**Material**

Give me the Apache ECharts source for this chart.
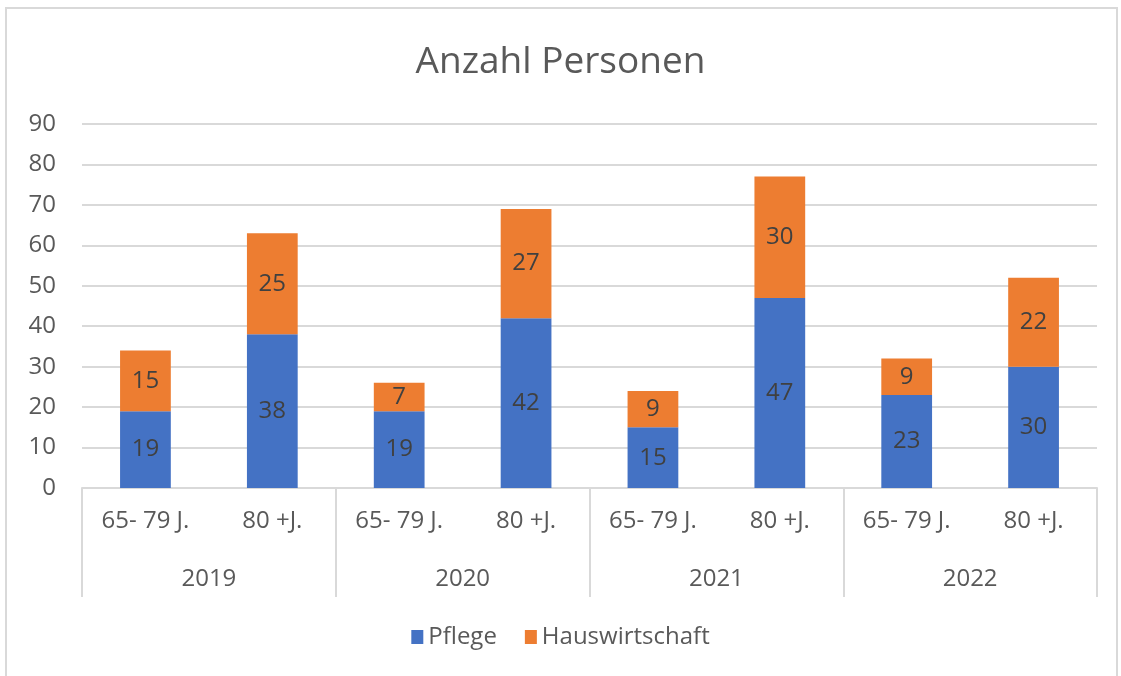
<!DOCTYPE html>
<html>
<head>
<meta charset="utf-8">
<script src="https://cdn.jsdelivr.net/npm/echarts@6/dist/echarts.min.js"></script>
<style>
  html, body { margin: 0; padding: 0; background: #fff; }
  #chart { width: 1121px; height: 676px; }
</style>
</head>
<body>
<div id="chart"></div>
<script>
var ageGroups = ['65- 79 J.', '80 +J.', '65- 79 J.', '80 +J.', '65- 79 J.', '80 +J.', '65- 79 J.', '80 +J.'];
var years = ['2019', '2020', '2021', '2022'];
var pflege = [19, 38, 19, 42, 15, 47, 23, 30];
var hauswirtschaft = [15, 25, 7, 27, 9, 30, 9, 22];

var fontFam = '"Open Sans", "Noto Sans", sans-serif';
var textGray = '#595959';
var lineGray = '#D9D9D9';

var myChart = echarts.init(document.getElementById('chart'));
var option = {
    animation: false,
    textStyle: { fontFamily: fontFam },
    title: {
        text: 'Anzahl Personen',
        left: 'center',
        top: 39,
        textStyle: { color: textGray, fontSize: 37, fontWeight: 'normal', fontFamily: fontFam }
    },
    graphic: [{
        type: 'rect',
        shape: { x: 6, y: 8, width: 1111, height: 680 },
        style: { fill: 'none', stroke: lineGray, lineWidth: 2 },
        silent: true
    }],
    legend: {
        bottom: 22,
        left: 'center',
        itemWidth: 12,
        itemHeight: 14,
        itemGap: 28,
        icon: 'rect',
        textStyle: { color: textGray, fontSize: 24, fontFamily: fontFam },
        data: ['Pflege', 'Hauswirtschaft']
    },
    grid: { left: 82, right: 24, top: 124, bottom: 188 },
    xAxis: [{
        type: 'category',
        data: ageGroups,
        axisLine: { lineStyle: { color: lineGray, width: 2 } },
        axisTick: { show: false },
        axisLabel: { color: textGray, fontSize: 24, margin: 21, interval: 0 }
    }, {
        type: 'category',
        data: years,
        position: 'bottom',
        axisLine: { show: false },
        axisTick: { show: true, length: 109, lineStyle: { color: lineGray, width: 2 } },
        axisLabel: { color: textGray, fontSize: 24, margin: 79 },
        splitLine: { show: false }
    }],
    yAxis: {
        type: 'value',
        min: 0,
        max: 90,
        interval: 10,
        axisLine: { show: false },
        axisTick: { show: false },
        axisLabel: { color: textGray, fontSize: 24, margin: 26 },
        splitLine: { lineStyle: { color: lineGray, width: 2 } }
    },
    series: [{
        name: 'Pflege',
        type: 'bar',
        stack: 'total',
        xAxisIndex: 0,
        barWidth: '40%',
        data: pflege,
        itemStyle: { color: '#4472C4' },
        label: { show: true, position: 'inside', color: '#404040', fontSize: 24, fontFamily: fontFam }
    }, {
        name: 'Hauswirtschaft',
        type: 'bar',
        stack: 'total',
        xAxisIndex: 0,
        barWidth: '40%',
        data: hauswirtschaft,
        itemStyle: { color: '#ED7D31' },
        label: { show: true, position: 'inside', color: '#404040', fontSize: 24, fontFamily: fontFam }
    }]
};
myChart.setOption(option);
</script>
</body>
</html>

**Exercise instructions**
Repeat the lines exactly as they stand, from the opening line of the data through the line with "var lineGray = '#D9D9D9';". Pictures stay out of the copy.

**Exercise answer**
Give me the Apache ECharts source for this chart.
<!DOCTYPE html>
<html>
<head>
<meta charset="utf-8">
<script src="https://cdn.jsdelivr.net/npm/echarts@6/dist/echarts.min.js"></script>
<style>
  html, body { margin: 0; padding: 0; background: #fff; }
  #chart { width: 1121px; height: 676px; }
</style>
</head>
<body>
<div id="chart"></div>
<script>
var ageGroups = ['65- 79 J.', '80 +J.', '65- 79 J.', '80 +J.', '65- 79 J.', '80 +J.', '65- 79 J.', '80 +J.'];
var years = ['2019', '2020', '2021', '2022'];
var pflege = [19, 38, 19, 42, 15, 47, 23, 30];
var hauswirtschaft = [15, 25, 7, 27, 9, 30, 9, 22];

var fontFam = '"Open Sans", "Noto Sans", sans-serif';
var textGray = '#595959';
var lineGray = '#D9D9D9';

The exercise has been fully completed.